My introduction to Spur head office was two plug-in phones at alcove seven (seating in a corner) at Spur Sea Point. Yep, that was the franchise head office, with Gerd Topat, who was then GM, later to become MD. After about six months I was relocated to a flat in Bedfordview, which was to become the Johannesburg office.

At that time the Johannesburg steakhouse scene was ruled by Mike’s Kitchen, Longhorn, Squires Loft and Blacksteer. I clearly remember sitting in the offices of Liberty in Braamfontein trying to negotiate premises. I was told explicitly that Spur was a burger joint, a nonentity, and under no circumstances would Liberty allow the concept into any of its shopping centres.

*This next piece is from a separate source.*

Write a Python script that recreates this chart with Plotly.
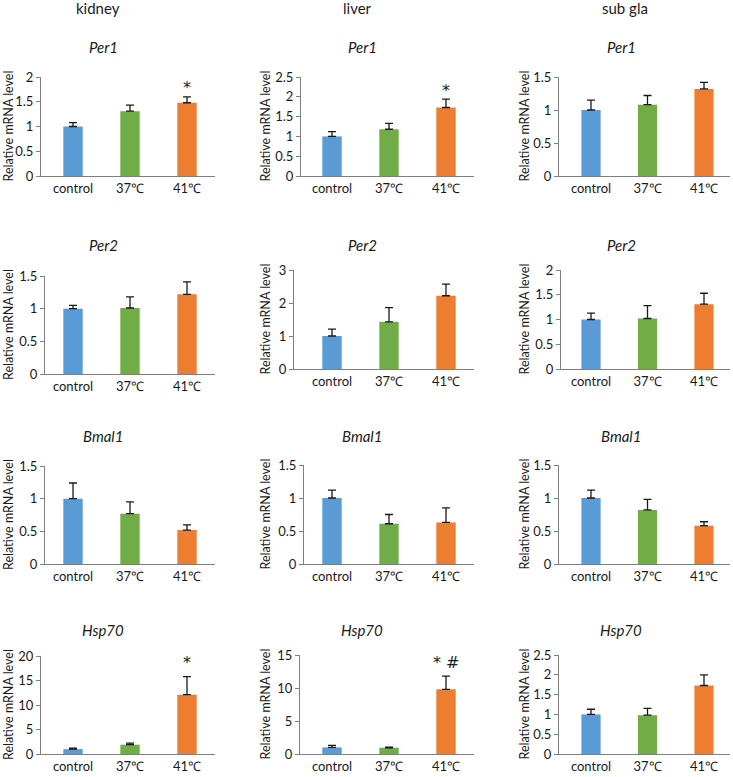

Due to what I can only put down to my obliviousness, I plodded on with the Spur concept until lady luck passed by and I was able to do a couple of deals. It was then that we decided we needed an assistant. That was (current CEO) Pierre van Tonder, who on his own accord called to say he had two weeks’ leave owing to him where he was employed at the time, and could he shadow me for that period. I said yes. Allen subsequently agreed that Pierre could be my assistant, and the rest is history.

Ambor was the most difficult man I have ever worked for — eccentric and demanding, he came close to driving me insane. But what he gave all of us, no matter what position we held at Spur, was the chance to break out. He gave us great opportunity, whether it be Topat, who came to SA as a grill cook for Wimpy; myself as manager by way of a fish ’n chip chain in the UK; or Van Tonder, a junior manager at the Midnight Grill … Ambor gave us the keys to a future that no-one else would have ever done. 

Pierre and I built the Spur business from a two-bedroomed flat and then from a two-bedroomed house in Norwood, and the rest is history. I left Spur in 1993 and went on to become a founder of PostNet, Cash Converters, 3@1 Business Centres and Assisted Home Nursing. Topat cofounded Cash Crusaders. Other concepts from ex-Spur franchisees include Dros, Cape Town Fish Market, Primi Piatti, and the list goes on.

Who would have thought one man’s dream in 1967 would have spawned so may businesses and tens of thousands of jobs? It took 50 years to build Spur, yet Covid-19 — with the government’s help — is busy destroying it in less than five months.

What the future holds for Spur is anyone’s guess but when the heart and soul of a business is no longer in place, it will inevitably die.